Oregon background check passes legislature, heads to signature

Gov. Kate Brown (D) has pledged to sign a bill expanding background checks to most gun transfers sent to her by the Oregon legislature this week. (Photo: AP/Don Foyle)

Gov. Kate Brown (D) has pledged to sign a bill expanding background checks to most gun transfers sent to her by the Oregon legislature this week. (Photo: AP/Don Foyle)

Oregon is set to become the eighth state that mandates Brady-style background checks on virtually all gun transfers as a bill that passed the state house Monday heads to the ready pen of Gov. Kate Brown.

The measure, which passed the Senate on an earlier 17-13 party line vote and has seen much public debate, squeaked through the House by a 32-28 vote with Democrats carrying the day.

“Background checks are the most systematic way to keep guns out of the hands of dangerous people,” Rep. Dan Rayfield, a Democrat, said in a statement.

The state’s Democratic governor, Kate Brown, spoke with Sen. Floyd Prozanski, D-Eugene, a main sponsor of the legislation, who advised Brown was ready to sign it into law.

“She said she was thankful the bill be coming to her,” Prozanski said.

The proposal, SB 941, will require that all private gun sales take place through licensed firearms dealers who would perform background checks. There are some exceptions for family transfers, law enforcement, and – in some cases – inherited firearms.

Those who conduct a transfer without a background check and federal paperwork would risk a Class A misdemeanor for their first offense, which could lead to up to a year in jail and fines of up to $6,250. Subsequent violations would be a felony that could earn the violator up to five years in state prison.

A fiscal analysis of the legislation cites that the Oregon State Police will need a funding increase of $118,186 to add full time employees to help conduct an expected increase in background checks. The OSP anticipates an additional 20,000 private party background checks are likely to occur per year.

House Republicans, who tried but failed to gain enough votes from across the aisle to block the measure, advised that the bill only targets otherwise law abiding gun owners and will have little, if any, effect on arming criminals.

“Senate Bill 941, worse than doing nothing, gives false hope, because it represents to people that felons are not going to get guns. And colleagues, I think we all know that’s not true. They are going to get them one way or another,” House Republican Leader Mike McLane said.

Gun control groups to include former U.S. Rep. Gabby Gifford’s Americans for Responsible Solutions, the Coalition to Prevent Gun Violence, as well as former New York Mayor Michael Bloomberg’s Everytown and Moms Demand Action were quick to celebrate.

“Today the legislature put the safety of Oregonians ahead of the interests of the gun lobby and closed the loophole that made it easy for dangerous people to get guns in our state – this is a resounding victory for gun sense,” said Anneliese Davis with the Oregon chapter of Moms Demand Action in a statement.

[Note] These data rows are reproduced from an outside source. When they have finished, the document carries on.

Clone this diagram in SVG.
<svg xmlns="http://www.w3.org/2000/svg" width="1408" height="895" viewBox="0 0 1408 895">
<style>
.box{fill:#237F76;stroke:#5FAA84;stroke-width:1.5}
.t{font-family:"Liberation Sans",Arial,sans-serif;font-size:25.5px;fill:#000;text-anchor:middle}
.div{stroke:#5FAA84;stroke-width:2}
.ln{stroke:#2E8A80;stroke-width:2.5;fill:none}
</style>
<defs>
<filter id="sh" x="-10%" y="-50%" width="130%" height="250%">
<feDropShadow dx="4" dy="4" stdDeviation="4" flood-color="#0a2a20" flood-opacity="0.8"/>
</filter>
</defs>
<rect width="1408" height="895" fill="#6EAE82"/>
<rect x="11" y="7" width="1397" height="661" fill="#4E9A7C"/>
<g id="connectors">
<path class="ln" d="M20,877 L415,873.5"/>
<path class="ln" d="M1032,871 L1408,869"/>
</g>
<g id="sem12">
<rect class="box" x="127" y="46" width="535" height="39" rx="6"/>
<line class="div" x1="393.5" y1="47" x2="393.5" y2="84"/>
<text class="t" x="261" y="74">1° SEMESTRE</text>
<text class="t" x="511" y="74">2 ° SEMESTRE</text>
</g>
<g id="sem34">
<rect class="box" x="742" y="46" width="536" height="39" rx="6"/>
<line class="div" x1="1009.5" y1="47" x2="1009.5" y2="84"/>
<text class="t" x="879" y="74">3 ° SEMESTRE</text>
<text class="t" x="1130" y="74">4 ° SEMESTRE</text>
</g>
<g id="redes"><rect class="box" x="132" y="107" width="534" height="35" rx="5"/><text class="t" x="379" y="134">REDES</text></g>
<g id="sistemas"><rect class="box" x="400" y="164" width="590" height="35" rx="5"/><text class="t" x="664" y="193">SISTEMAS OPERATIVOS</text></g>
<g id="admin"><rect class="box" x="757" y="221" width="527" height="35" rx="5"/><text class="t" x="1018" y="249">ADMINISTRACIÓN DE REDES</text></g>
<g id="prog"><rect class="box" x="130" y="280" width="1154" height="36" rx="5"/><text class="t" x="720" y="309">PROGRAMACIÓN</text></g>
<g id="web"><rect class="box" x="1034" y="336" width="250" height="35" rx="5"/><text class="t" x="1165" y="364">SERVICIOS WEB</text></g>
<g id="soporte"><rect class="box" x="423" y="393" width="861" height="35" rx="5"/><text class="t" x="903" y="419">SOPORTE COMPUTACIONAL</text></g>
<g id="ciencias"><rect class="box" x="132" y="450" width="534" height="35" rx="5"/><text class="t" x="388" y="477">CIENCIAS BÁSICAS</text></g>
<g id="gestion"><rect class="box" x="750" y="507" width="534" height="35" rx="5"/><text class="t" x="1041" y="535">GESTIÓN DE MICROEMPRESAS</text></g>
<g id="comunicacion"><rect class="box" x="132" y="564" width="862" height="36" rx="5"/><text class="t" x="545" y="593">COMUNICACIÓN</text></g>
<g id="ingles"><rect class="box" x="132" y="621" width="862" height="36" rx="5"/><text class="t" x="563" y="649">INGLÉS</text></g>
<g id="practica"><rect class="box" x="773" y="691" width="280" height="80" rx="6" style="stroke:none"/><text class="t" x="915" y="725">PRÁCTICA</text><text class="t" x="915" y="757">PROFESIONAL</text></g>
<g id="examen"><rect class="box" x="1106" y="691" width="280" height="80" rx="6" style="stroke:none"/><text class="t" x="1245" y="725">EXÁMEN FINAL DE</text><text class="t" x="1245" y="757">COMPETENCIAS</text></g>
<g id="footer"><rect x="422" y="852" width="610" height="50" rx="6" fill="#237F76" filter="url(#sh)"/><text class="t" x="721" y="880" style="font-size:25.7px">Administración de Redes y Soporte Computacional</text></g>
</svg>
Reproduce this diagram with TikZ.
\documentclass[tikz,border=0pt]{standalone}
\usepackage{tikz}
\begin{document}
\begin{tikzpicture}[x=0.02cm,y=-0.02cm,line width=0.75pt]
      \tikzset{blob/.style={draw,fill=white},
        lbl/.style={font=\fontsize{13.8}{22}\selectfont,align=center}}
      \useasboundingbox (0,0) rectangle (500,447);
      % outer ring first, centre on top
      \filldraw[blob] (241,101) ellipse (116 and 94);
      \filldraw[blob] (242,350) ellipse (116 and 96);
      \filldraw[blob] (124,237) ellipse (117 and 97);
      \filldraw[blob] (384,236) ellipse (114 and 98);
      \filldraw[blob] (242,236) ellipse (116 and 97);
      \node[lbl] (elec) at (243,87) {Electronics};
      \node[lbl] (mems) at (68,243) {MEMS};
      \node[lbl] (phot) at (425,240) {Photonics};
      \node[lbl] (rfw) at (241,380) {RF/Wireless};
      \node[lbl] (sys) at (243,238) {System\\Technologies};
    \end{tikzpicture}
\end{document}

Second Amendment advocates, comparing the loss to the recent voter referendum in neighboring Washington state last November, warned the move in Oregon could signal a shift in strategy for the gun control groups.

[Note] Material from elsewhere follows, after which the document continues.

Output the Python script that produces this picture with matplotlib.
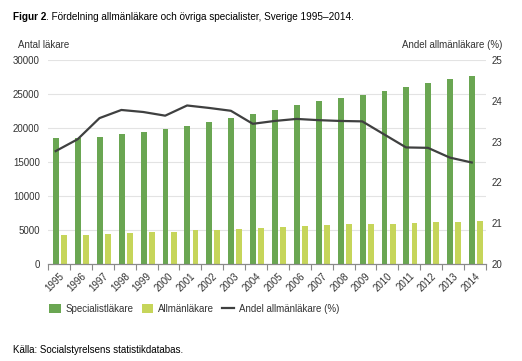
import matplotlib.pyplot as plt
import numpy as np

plt.rcParams["font.family"] = ["Liberation Sans", "DejaVu Sans"]

years = [str(y) for y in range(1995, 2015)]
specialist = [18510, 18600, 18660, 19100, 19400, 19840, 20370, 20960, 21500, 22140,
              22690, 23380, 24060, 24410, 24940, 25440, 26030, 26620, 27260, 27740]
allman = [4250, 4300, 4440, 4590, 4690, 4740, 4940, 5030, 5130, 5280,
          5380, 5530, 5720, 5820, 5920, 5920, 6020, 6120, 6210, 6310]
andel = [22.77, 23.06, 23.58, 23.78, 23.73, 23.64, 23.89, 23.83, 23.76, 23.44,
         23.51, 23.56, 23.53, 23.51, 23.50, 23.18, 22.86, 22.85, 22.61, 22.49]

GREEN = "#6aa652"
LIME = "#c6d55a"
LINE = "#3f4040"
GRID = "#e3e3e3"
TXT = "#333333"

fig = plt.figure(figsize=(5.22, 3.61), dpi=100)
ax = fig.add_axes([0.092, 0.269, 0.839, 0.564])
ax2 = ax.twinx()

x = np.arange(len(years))
w = 0.27
ax.bar(x - 0.135, specialist, w, color=GREEN, zorder=2, label="Specialistläkare")
ax.bar(x + 0.235, allman, w, color=LIME, zorder=2, label="Allmänläkare")
ax2.plot(x - 0.15, andel, color=LINE, lw=1.6, label="Andel allmänläkare (%)")

ax.set_xlim(-0.5, len(years) - 0.5)
ax.set_ylim(0, 30000)
ax.set_yticks(range(0, 30001, 5000))
ax2.set_ylim(20, 25)
ax2.set_yticks(range(20, 26))
ax.yaxis.grid(True, color=GRID, lw=0.8, zorder=0)
ax.set_axisbelow(True)

for a in (ax, ax2):
    for s in ("top", "left", "right"):
        a.spines[s].set_visible(False)
    a.spines["bottom"].set_color("#8a8a8a")
    a.spines["bottom"].set_linewidth(0.8)

ax.tick_params(axis="y", length=0, labelsize=7, labelcolor=TXT, pad=6)
ax2.tick_params(axis="y", length=0, labelsize=7, labelcolor=TXT, pad=4)

ax.set_xticks(x)
ax.set_xticklabels(years, rotation=45, ha="right", rotation_mode="anchor",
                   fontsize=7, color=TXT)
ax.set_xticks(np.arange(-0.5, len(years)), minor=True)
ax.tick_params(axis="x", which="major", length=0, pad=5)
ax.tick_params(axis="x", which="minor", length=4, color="#8a8a8a", width=0.8)

# title: bold lead-in followed by normal text
t = fig.text(0.025, 0.953, "Figur 2", fontsize=7.2, fontweight="bold", va="center")
ax.annotate(". Fördelning allmänläkare och övriga specialister, Sverige 1995–2014.",
            xy=(1, 0.5), xycoords=t, va="center", ha="left", fontsize=7.2,
            annotation_clip=False)
fig.text(0.035, 0.875, "Antal läkare", fontsize=7, color=TXT, va="center")
fig.text(0.962, 0.875, "Andel allmänläkare (%)", fontsize=7, color=TXT, va="center", ha="right")
fig.text(0.025, 0.03, "Källa: Socialstyrelsens statistikdatabas.", fontsize=7, va="center")

h1, l1 = ax.get_legend_handles_labels()
h2, l2 = ax2.get_legend_handles_labels()
fig.legend(h1 + h2, l1 + l2, loc="center left", bbox_to_anchor=(0.078, 0.145), ncol=3,
           frameon=False, fontsize=7, handlelength=1.2, handleheight=1.0,
           columnspacing=0.8, handletextpad=0.5, labelcolor=TXT)

fig.savefig("out.png", dpi=100)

“Last year when we were fighting I-594 here in Washington there were many people in Oregon that stated flat out that it could not happen to them there. Now here we are a year later and SB-941 is headed to the Governor for a signature,” Alan Gottlieb, the Chairman of the Citizens Committee for the Right to Keep and Bear Arms and the founder of the Second Amendment Foundation, told Guns.com Monday.

“In Oregon the I-594 equivalent was even easier to pass than it was here in Washington and it cost them much less to do. Here the legislature refused to take it up so it went to a vote of the people costing them millions,” Gottlieb said.

The gun rights advocate pointed out that every election is important, as a campaigned backed by Bloomberg group last year removed two incumbent state senators in Oregon, replacing them with candidates backed for their stand on gun control. Without the votes of those freshmen lawmakers, SB 941 likely would never had made it out of the senate.

“My point here is that many people are apathetic to these laws when they are not in their own states. We must stop this apathy and fight it everywhere. If we do not then one state at a time we will lose and no matter how immune we think we are the reality is that we are not,” Gottlieb said.

Following Gov. Brown’s expected signature, Oregon will become the eighth state that mandates Brady checks for most private gun sales, five of which have adopted the practice since 2012.

“We said we would go toe-to-toe with the gun lobby in statehouses across the country – and today’s victory in Oregon, as well as the significant defeats of guns-in-schools and permitless carry bills in a number of states are proof positive of how we’re doing what we said we would do — and we’re winning,” said John Feinblatt, president of Everytown, in a statement.

Meanwhile, an event to help recall state Sen. Chuck Riley, who was elected with the financial support of Everytown last fall, is scheduled for Tuesday.